Pretraining Convergence
Convergence Speed
1x
20x
+19x
Pretraining Data Efficiency
Data Efficiency
1x
8x
+7x
Main Takeaways
TimeSqueeze consistently outperforms architectures using point-wise tokenization or fixed-size patching across long-horizon benchmarks.
The dynamic patching strategy effectively balances information preservation and computational cost.
The method scales well, showing consistent gains in both zero-shot and full-shot settings.
📚 Prerequisite Knowledge
Prerequisites
Transformer architecture (Attention mechanisms)
State Space Models (SSM) / Mamba
Time series forecasting fundamentals (horizon, lookback)
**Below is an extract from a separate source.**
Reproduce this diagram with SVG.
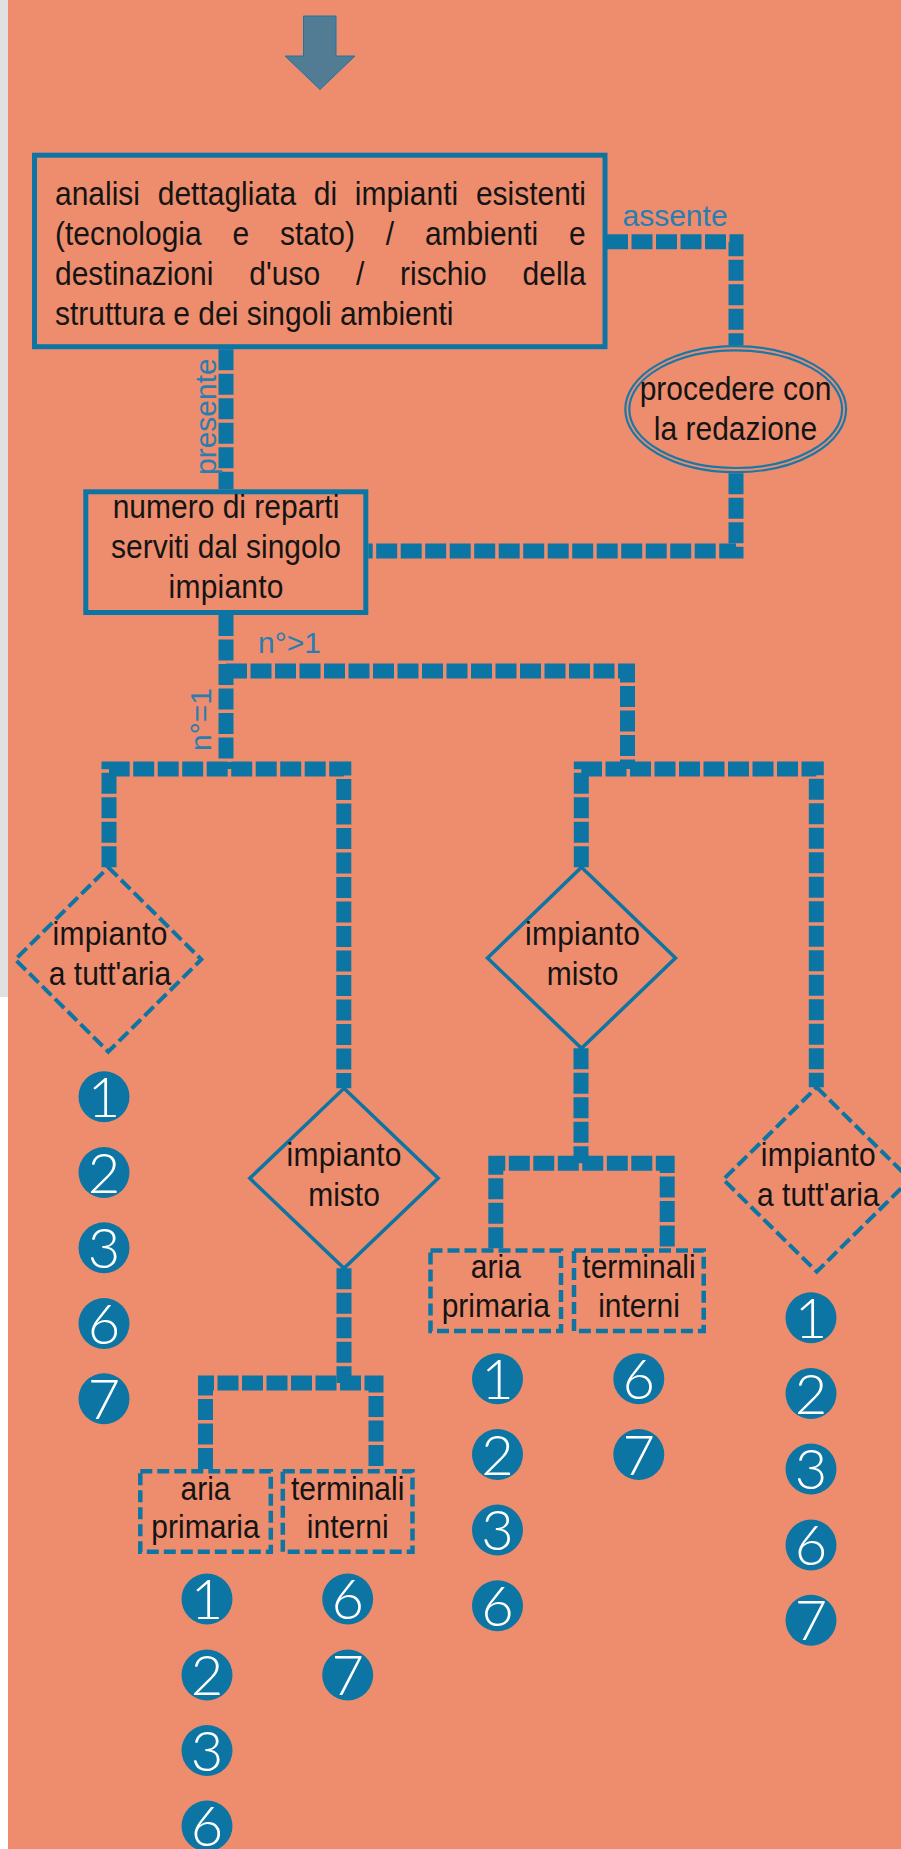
<svg xmlns="http://www.w3.org/2000/svg" width="901" height="1849" viewBox="0 0 901 1849">
<style>
.conn{fill:none;stroke:#0c75a4;stroke-width:15;stroke-dasharray:21 3.5;stroke-linejoin:miter;stroke-linecap:butt}
.box{fill:none;stroke:#0c75a4;stroke-width:5}
.dbox{fill:none;stroke:#0c75a4;stroke-width:4.5;stroke-dasharray:12 5}
.dia{fill:none;stroke:#0c75a4;stroke-width:3.5}
.ddia{fill:none;stroke:#0c75a4;stroke-width:4;stroke-dasharray:13 5}
.ell{fill:none;stroke:#1a78a8;stroke-width:2.2}
.t{font-family:"Liberation Sans",Arial,sans-serif;font-size:32.5px;fill:#141414}
.c{text-anchor:middle}
.lbl{font-family:"Liberation Sans",Arial,sans-serif;font-size:30px;fill:#2a7db0}
.badge{fill:#0c75a4}
.dg{font-family:Lato,"Liberation Sans",sans-serif;font-weight:300;font-size:56px;fill:#ffffff;text-anchor:middle}
</style>
<defs>
<g id="b1"><circle class="badge" r="25.5"/><text class="dg" y="20">1</text></g>
<g id="b2"><circle class="badge" r="25.5"/><text class="dg" y="20">2</text></g>
<g id="b3"><circle class="badge" r="25.5"/><text class="dg" y="20">3</text></g>
<g id="b6"><circle class="badge" r="25.5"/><text class="dg" y="20">6</text></g>
<g id="b7"><circle class="badge" r="25.5"/><text class="dg" y="20">7</text></g>
</defs>
<rect x="0" y="0" width="901" height="1849" fill="#ffffff"/>
<rect x="0" y="0" width="8" height="997" fill="#e1e1e1"/>
<rect x="8" y="0" width="893" height="1849" fill="#ee8d6d"/>

<g id="start-arrow">
<polygon points="303.5,16 336,16 336,56 355,56 320,89.5 285,56 303.5,56" fill="#517c93" stroke="#1f76a3" stroke-width="1"/>
</g>

<g id="connectors">
<path class="conn" d="M607,241.7 H736 V345"/>
<path class="conn" d="M736,473.3 V551 H368.3"/>
<path class="conn" d="M226,349.3 V489.3"/>
<path class="conn" d="M226,615 V769"/>
<path class="conn" d="M226,671 H627.5 V769"/>
<path class="conn" d="M109,867.3 V769 H343.8 V1088.3"/>
<path class="conn" d="M581.3,867.3 V769 H816.3 V1087.3"/>
<path class="conn" d="M344,1268.3 V1383"/>
<path class="conn" d="M205.5,1469 V1383 H376 V1469"/>
<path class="conn" d="M581,1048.3 V1163.3"/>
<path class="conn" d="M495.8,1248.3 V1163.3 H667.2 V1248.3"/>
<text class="lbl" x="622.5" y="226">assente</text>
<text class="lbl" transform="translate(215.5,475) rotate(-90)">presente</text>
<text class="lbl" x="258" y="653.3">n°&gt;1</text>
<text class="lbl" transform="translate(210.5,751) rotate(-90)">n°=1</text>
</g>

<g id="analisi">
<rect class="box" x="34.5" y="155.2" width="570.5" height="191.5"/>
<text class="t" transform="translate(55,204.5) scale(0.923,1)">analisi</text>
<text class="t" transform="translate(157.7,204.5) scale(0.923,1)">dettagliata</text>
<text class="t" transform="translate(313.8,204.5) scale(0.923,1)">di</text>
<text class="t" transform="translate(354.8,204.5) scale(0.923,1)">impianti</text>
<text class="t" transform="translate(475.9,204.5) scale(0.923,1)">esistenti</text>
<text class="t" transform="translate(55,244.8) scale(0.923,1)">(tecnologia</text>
<text class="t" transform="translate(232.5,244.8) scale(0.923,1)">e</text>
<text class="t" transform="translate(280,244.8) scale(0.923,1)">stato)</text>
<text class="t" transform="translate(385.8,244.8) scale(0.923,1)">/</text>
<text class="t" transform="translate(424.9,244.8) scale(0.923,1)">ambienti</text>
<text class="t" transform="translate(569.1,244.8) scale(0.923,1)">e</text>
<text class="t" transform="translate(55,285) scale(0.923,1)">destinazioni</text>
<text class="t" transform="translate(249.3,285) scale(0.923,1)">d'uso</text>
<text class="t" transform="translate(355.9,285) scale(0.923,1)">/</text>
<text class="t" transform="translate(400,285) scale(0.923,1)">rischio</text>
<text class="t" transform="translate(522.6,285) scale(0.923,1)">della</text>
<text class="t" transform="translate(55,325.3) scale(0.923,1)">struttura e dei singoli ambienti</text>
</g>

<g id="procedere">
<ellipse class="ell" cx="735.7" cy="409.2" rx="110.4" ry="63"/>
<ellipse class="ell" cx="735.7" cy="409.2" rx="106.4" ry="58.8"/>
<text class="t c" transform="translate(735.5,400) scale(0.923,1)">procedere con</text>
<text class="t c" transform="translate(735.5,440) scale(0.923,1)">la redazione</text>
</g>

<g id="numero-reparti">
<rect class="box" x="85.8" y="491.8" width="280" height="120.7"/>
<text class="t c" transform="translate(226,518.3) scale(0.923,1)">numero di reparti</text>
<text class="t c" transform="translate(226,558.3) scale(0.923,1)">serviti dal singolo</text>
<text class="t c" transform="translate(226,598.3) scale(0.923,1)" textLength="124.6" lengthAdjust="spacing">impianto</text>
</g>

<g id="tuttaria-1">
<polygon class="ddia" points="108.3,867.3 201.3,959.5 108.3,1051.7 15.3,959.5"/>
<text class="t c" transform="translate(110,945) scale(0.923,1)" textLength="124.6" lengthAdjust="spacing">impianto</text>
<text class="t c" transform="translate(110,985) scale(0.923,1)">a tutt'aria</text>
</g>

<g id="misto-1">
<polygon class="dia" points="344,1088.3 438.2,1178.3 344,1268.3 249.8,1178.3"/>
<text class="t c" transform="translate(344,1166) scale(0.923,1)" textLength="124.6" lengthAdjust="spacing">impianto</text>
<text class="t c" transform="translate(344,1206) scale(0.923,1)">misto</text>
</g>

<g id="misto-2">
<polygon class="dia" points="581.5,867.3 675.5,958 581.5,1048.3 487.5,958"/>
<text class="t c" transform="translate(582.5,945) scale(0.923,1)" textLength="124.6" lengthAdjust="spacing">impianto</text>
<text class="t c" transform="translate(582.5,985) scale(0.923,1)">misto</text>
</g>

<g id="tuttaria-2">
<polygon class="ddia" points="816.7,1087.3 910.1,1179.5 816.7,1271.7 723.3,1179.5"/>
<text class="t c" transform="translate(818.3,1166) scale(0.923,1)" textLength="124.6" lengthAdjust="spacing">impianto</text>
<text class="t c" transform="translate(818.3,1206) scale(0.923,1)">a tutt'aria</text>
</g>

<g id="aria-primaria-1">
<rect class="dbox" x="140.3" y="1471.3" width="130.5" height="80.5"/>
<text class="t c" transform="translate(205.5,1500) scale(0.923,1)">aria</text>
<text class="t c" transform="translate(205.5,1538.4) scale(0.923,1)">primaria</text>
</g>
<g id="terminali-interni-1">
<rect class="dbox" x="282.8" y="1471.3" width="129.7" height="80.5"/>
<text class="t c" transform="translate(347.7,1500) scale(0.923,1)">terminali</text>
<text class="t c" transform="translate(347.7,1538.4) scale(0.923,1)">interni</text>
</g>

<g id="aria-primaria-2">
<rect class="dbox" x="430.5" y="1250.5" width="130.5" height="80.5"/>
<text class="t c" transform="translate(495.8,1278.3) scale(0.923,1)">aria</text>
<text class="t c" transform="translate(495.8,1316.7) scale(0.923,1)">primaria</text>
</g>
<g id="terminali-interni-2">
<rect class="dbox" x="574" y="1250.5" width="129.7" height="80.5"/>
<text class="t c" transform="translate(639,1278.3) scale(0.923,1)">terminali</text>
<text class="t c" transform="translate(639,1316.7) scale(0.923,1)">interni</text>
</g>

<g id="codes-tuttaria-1">
<use href="#b1" x="104" y="1096.7"/>
<use href="#b2" x="104" y="1172.5"/>
<use href="#b3" x="104" y="1247.8"/>
<use href="#b6" x="104" y="1323.5"/>
<use href="#b7" x="104" y="1398.8"/>
</g>
<g id="codes-aria-primaria-1">
<use href="#b1" x="207" y="1599"/>
<use href="#b2" x="207" y="1675"/>
<use href="#b3" x="207" y="1750.5"/>
<use href="#b6" x="207" y="1826"/>
</g>
<g id="codes-terminali-interni-1">
<use href="#b6" x="347.7" y="1599"/>
<use href="#b7" x="347.7" y="1675"/>
</g>
<g id="codes-aria-primaria-2">
<use href="#b1" x="497.5" y="1378.8"/>
<use href="#b2" x="497.5" y="1454.5"/>
<use href="#b3" x="497.5" y="1530"/>
<use href="#b6" x="497.5" y="1605.8"/>
</g>
<g id="codes-terminali-interni-2">
<use href="#b6" x="638.8" y="1378.8"/>
<use href="#b7" x="638.8" y="1454.5"/>
</g>
<g id="codes-tuttaria-2">
<use href="#b1" x="811" y="1317.8"/>
<use href="#b2" x="811" y="1393.5"/>
<use href="#b3" x="811" y="1469"/>
<use href="#b6" x="811" y="1545"/>
<use href="#b7" x="811" y="1620.3"/>
</g>
</svg>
Tokenization strategies (patching vs. point-wise)
Key Terms
SSM: State Space Model—a class of sequence models like Mamba that scale linearly with sequence length, used here for efficient pre-encoding.
Mamba: A specific recurrent architecture based on SSMs that provides efficient long-context processing.
MoE: Mixture-of-Experts—a Transformer architecture where only a subset of parameters (experts) are active for each token, improving efficiency.
RoPE: Rotary Positional Embeddings—a method for encoding position information that generalizes better to varying sequence lengths.
Channel Independence: A modeling strategy where multivariate time series are decomposed into independent univariate series for processing.
Patching: Grouping consecutive time points into a single vector (token) to reduce sequence length for the Transformer.
Huber Loss: A loss function that is less sensitive to outliers than squared error, combining L1 and L2 penalties.